Short task: Would you repeat the listing exactly but omit every picture?

━━━━━━

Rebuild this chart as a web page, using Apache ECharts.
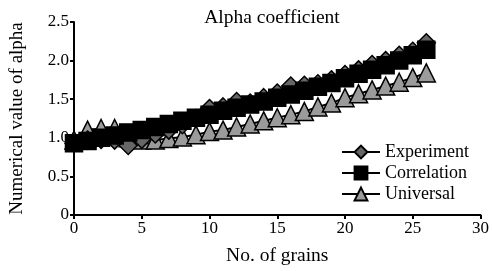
<!DOCTYPE html>
<html>
<head>
<meta charset="utf-8">
<script src="https://cdn.jsdelivr.net/npm/echarts@6/dist/echarts.min.js"></script>
<style>
  html, body { margin: 0; padding: 0; background: #fff; }
  #chart { width: 492px; height: 271px; }
</style>
</head>
<body>
<div id="chart"></div>
<script>
const grains = [0, 1, 2, 3, 4, 5, 6, 7, 8, 9, 10, 11, 12, 13, 14, 15, 16, 17, 18, 19, 20, 21, 22, 23, 24, 25, 26];
const experiment = [0.93, 0.97, 0.98, 0.97, 0.9, 0.98, 1.05, 1.1, 1.17, 1.25, 1.38, 1.4, 1.47, 1.45, 1.52, 1.58, 1.67, 1.68, 1.7, 1.75, 1.82, 1.88, 1.95, 2.0, 2.07, 2.12, 2.23];
const correlation = [0.93, 0.96, 1.0, 1.03, 1.07, 1.1, 1.14, 1.18, 1.22, 1.26, 1.3, 1.35, 1.39, 1.43, 1.47, 1.52, 1.56, 1.61, 1.66, 1.71, 1.77, 1.83, 1.88, 1.94, 2.0, 2.07, 2.14];
const universal = [0.97, 1.1, 1.12, 1.12, 1.0, 0.97, 0.97, 0.99, 1.01, 1.04, 1.08, 1.1, 1.14, 1.18, 1.22, 1.26, 1.3, 1.34, 1.4, 1.45, 1.52, 1.57, 1.62, 1.67, 1.72, 1.78, 1.84];

const font = "Liberation Serif";
const pairs = (ys) => grains.map((x, i) => [x, ys[i]]);

const mkSeries = (name, ys, symbol, size, fill, z) => ({
  name: name,
  type: "line",
  z: z,
  data: pairs(ys),
  symbol: symbol,
  symbolSize: size,
  showAllSymbol: true,
  lineStyle: { color: "#000", width: 2 },
  itemStyle: { color: fill, borderColor: "#000", borderWidth: 1.5 },
  emphasis: { disabled: true },
  animation: false,
});

const chart = echarts.init(document.getElementById("chart"));
const option = {
  animation: false,
  title: {
    text: "Alpha coefficient",
    left: 267,
    top: 3,
    textAlign: "center",
    textStyle: { fontFamily: font, fontSize: 19.5, fontWeight: "normal", color: "#000" },
  },
  legend: {
    orient: "vertical",
    left: 336,
    top: 138,
    itemGap: 3,
    itemWidth: 38,
    itemHeight: 16,
    textStyle: { fontFamily: font, fontSize: 18, color: "#000" },
    data: ["Experiment", "Correlation", "Universal"],
  },
  grid: { left: 74, right: 11, top: 22, bottom: 56 },
  xAxis: {
    type: "value",
    min: 0,
    max: 30,
    interval: 5,
    name: "No. of grains",
    nameLocation: "middle",
    nameGap: 31,
    nameTextStyle: { fontFamily: font, fontSize: 19.5, color: "#000" },
    axisLine: { lineStyle: { color: "#000", width: 2 } },
    axisTick: { show: true, length: 4, lineStyle: { color: "#000", width: 2 } },
    axisLabel: { fontFamily: font, fontSize: 17, color: "#000", margin: 5 },
    splitLine: { show: false },
  },
  yAxis: {
    type: "value",
    min: 0,
    max: 2.5,
    interval: 0.5,
    name: "Numerical value of alpha",
    nameLocation: "middle",
    nameGap: 47,
    nameTextStyle: { fontFamily: font, fontSize: 19, color: "#000" },
    axisLine: { show: true, lineStyle: { color: "#000", width: 2 } },
    axisTick: { show: true, length: 4, lineStyle: { color: "#000", width: 2 } },
    axisLabel: {
      fontFamily: font, fontSize: 17, color: "#000", margin: 5,
      formatter: (v) => (v === 0 ? "0" : v.toFixed(1)),
    },
    splitLine: { show: false },
  },
  series: [
    mkSeries("Experiment", experiment, "diamond", 18, "#666666", 3),
    mkSeries("Correlation", correlation, "rect", 17, "#000", 4),
    mkSeries("Universal", universal, "triangle", 18, "#9b9b9b", 2),
  ],
};
chart.setOption(option);
</script>
</body>
</html>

━━━━━━

Correct output:
Rebuild this chart as a web page, using Apache ECharts.
<!DOCTYPE html>
<html>
<head>
<meta charset="utf-8">
<script src="https://cdn.jsdelivr.net/npm/echarts@6/dist/echarts.min.js"></script>
<style>
  html, body { margin: 0; padding: 0; background: #fff; }
  #chart { width: 492px; height: 271px; }
</style>
</head>
<body>
<div id="chart"></div>
<script>
const grains = [0, 1, 2, 3, 4, 5, 6, 7, 8, 9, 10, 11, 12, 13, 14, 15, 16, 17, 18, 19, 20, 21, 22, 23, 24, 25, 26];
const experiment = [0.93, 0.97, 0.98, 0.97, 0.9, 0.98, 1.05, 1.1, 1.17, 1.25, 1.38, 1.4, 1.47, 1.45, 1.52, 1.58, 1.67, 1.68, 1.7, 1.75, 1.82, 1.88, 1.95, 2.0, 2.07, 2.12, 2.23];
const correlation = [0.93, 0.96, 1.0, 1.03, 1.07, 1.1, 1.14, 1.18, 1.22, 1.26, 1.3, 1.35, 1.39, 1.43, 1.47, 1.52, 1.56, 1.61, 1.66, 1.71, 1.77, 1.83, 1.88, 1.94, 2.0, 2.07, 2.14];
const universal = [0.97, 1.1, 1.12, 1.12, 1.0, 0.97, 0.97, 0.99, 1.01, 1.04, 1.08, 1.1, 1.14, 1.18, 1.22, 1.26, 1.3, 1.34, 1.4, 1.45, 1.52, 1.57, 1.62, 1.67, 1.72, 1.78, 1.84];

const font = "Liberation Serif";
const pairs = (ys) => grains.map((x, i) => [x, ys[i]]);

const mkSeries = (name, ys, symbol, size, fill, z) => ({
  name: name,
  type: "line",
  z: z,
  data: pairs(ys),
  symbol: symbol,
  symbolSize: size,
  showAllSymbol: true,
  lineStyle: { color: "#000", width: 2 },
  itemStyle: { color: fill, borderColor: "#000", borderWidth: 1.5 },
  emphasis: { disabled: true },
  animation: false,
});

const chart = echarts.init(document.getElementById("chart"));
const option = {
  animation: false,
  title: {
    text: "Alpha coefficient",
    left: 267,
    top: 3,
    textAlign: "center",
    textStyle: { fontFamily: font, fontSize: 19.5, fontWeight: "normal", color: "#000" },
  },
  legend: {
    orient: "vertical",
    left: 336,
    top: 138,
    itemGap: 3,
    itemWidth: 38,
    itemHeight: 16,
    textStyle: { fontFamily: font, fontSize: 18, color: "#000" },
    data: ["Experiment", "Correlation", "Universal"],
  },
  grid: { left: 74, right: 11, top: 22, bottom: 56 },
  xAxis: {
    type: "value",
    min: 0,
    max: 30,
    interval: 5,
    name: "No. of grains",
    nameLocation: "middle",
    nameGap: 31,
    nameTextStyle: { fontFamily: font, fontSize: 19.5, color: "#000" },
    axisLine: { lineStyle: { color: "#000", width: 2 } },
    axisTick: { show: true, length: 4, lineStyle: { color: "#000", width: 2 } },
    axisLabel: { fontFamily: font, fontSize: 17, color: "#000", margin: 5 },
    splitLine: { show: false },
  },
  yAxis: {
    type: "value",
    min: 0,
    max: 2.5,
    interval: 0.5,
    name: "Numerical value of alpha",
    nameLocation: "middle",
    nameGap: 47,
    nameTextStyle: { fontFamily: font, fontSize: 19, color: "#000" },
    axisLine: { show: true, lineStyle: { color: "#000", width: 2 } },
    axisTick: { show: true, length: 4, lineStyle: { color: "#000", width: 2 } },
    axisLabel: {
      fontFamily: font, fontSize: 17, color: "#000", margin: 5,
      formatter: (v) => (v === 0 ? "0" : v.toFixed(1)),
    },
    splitLine: { show: false },
  },
  series: [
    mkSeries("Experiment", experiment, "diamond", 18, "#666666", 3),
    mkSeries("Correlation", correlation, "rect", 17, "#000", 4),
    mkSeries("Universal", universal, "triangle", 18, "#9b9b9b", 2),
  ],
};
chart.setOption(option);
</script>
</body>
</html>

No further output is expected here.